You're a little late there, Barry. Not that you mean anything you're saying.
The laws of economics apparently don't give a fig about "the deal" the elite's worked out in Washingtown.
That humongous hard-fought debt ceiling deal that was supposed to settle things down in D.C. financially and politically seems to be doing precisely the opposite there and now around the world. And all within 48 hours.
Europe isn't buying the deal.
The Dow Jones Industrial Average plunged almost 513 points today, erasing all of its gains this year, as fears grew of yet another recession before most people believed the first one was over. This White House returned to SOP immediately anyway.
What would that be?
You guessed it: back to partying and campaigning.
Said Texas Representative Ron Paul
"You don’t get out of the problem of having too much debt by allowing Congress to spend a lot more."
New Government has come our way, and it seems to be comprised of secret meetings and back door deals. The time for open and public debate on the floor of the House and the floor of the Senate and the resultant public awareness of her statesmen's positions have been swept by the wayside, and in its place we have a fumbling, foddling president, who purposely waits to the last minute to address issues, then tries to have them worked out in secret meetings.
Who said what? We don't know. We have been kept from knowing. It is the new workings of government gone amuck, and I for one am sick of it. What did they agree to? What does it mean to you and me?
Vice President Joe Biden, the lip flapping wonder of presidential politics, uttered another hyperbolus inanity following the debt deal.
Biden lashed out at tea party Republicans Monday who refused to toe the line of Republican party leadership and would not budge despite intense arm twisting.
They “acted like terrorists” declared Biden.
It was the same carping that Biden had just been hearing at a closed door Democrat caucus meeting. Apparently Joe was parroting Mike Doyle of Pennsylvania:
“We have negotiated with terrorists,” an angry Doyle said, according to sources in the room. “This small group of terrorists have made it impossible to spend any money.”
Are you brain dead, Doyle? We are in hawk 14.5 trillion dollars, with 1.65 trillion being added to the national debt in this year alone. And for what? It's all government give aways in one entitlement program or another, payoffs and sweat heart deals to donors and government directed expenditure programs. Should it not be difficult for you to spend our money?
Tell you what, Doyle, give me access to your finances so that I can spend it as I see fit for a more just and fair America. What, you don't want me spending your money without having any say so? You want to make that difficult for me?
Biden, driven by his Democratic allies’ misgivings about the debt-limit deal, responded: “They have acted like terrorists,” according to several sources in the room. Earlier, Biden had told Senate Democrats that Republican leaders have “guns to their heads” in trying to negotiate deals. Guns to their heads, Joe? Wouldn't it work better if they were holding the guns to someone else's head?
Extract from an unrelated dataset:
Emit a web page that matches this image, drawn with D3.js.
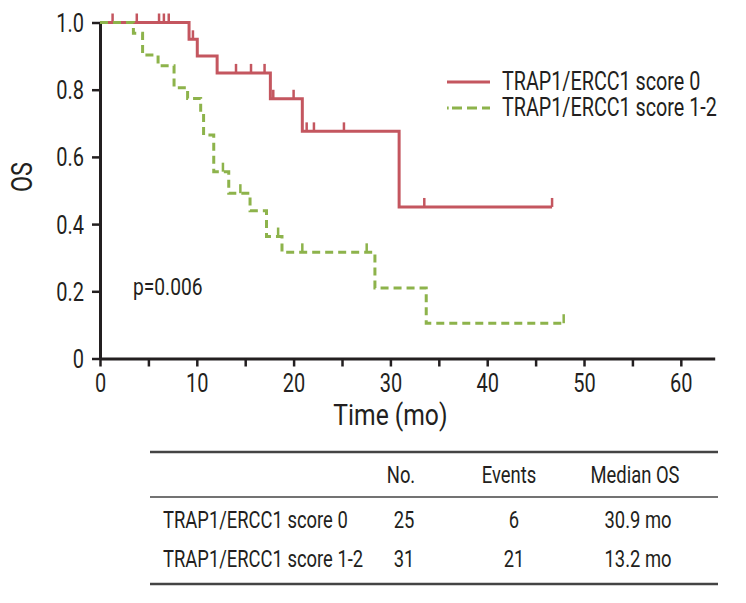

Democrats had no shortage of colorful phrases in wake of the deal. Representative Emanuel Cleaver called it a “Satan sandwich,” and his Housemate from Illinois Luis Gutierrez seemed to enjoy the heat analogy, saying: “the Tea Partiers and the GOP have made their slash and burn lunacy clear, and while I do not love this compromise, my vote is a hose to stop the burning. The arsonists must be stopped.
That's what we're trying to do, and I'm sorry to say that this deal doesn't constrain you and your ilk enough.
Biden told Democratic lawmakers that the deal would take away the tea party’s “weapon of mass destruction” — the threat of a default on U.S. debt obligations.
“They have no compunction about blowing up the economy to get what they want,” Doyle told POLITICO after the meeting.
Look around, bozo. The economy already has been blown up.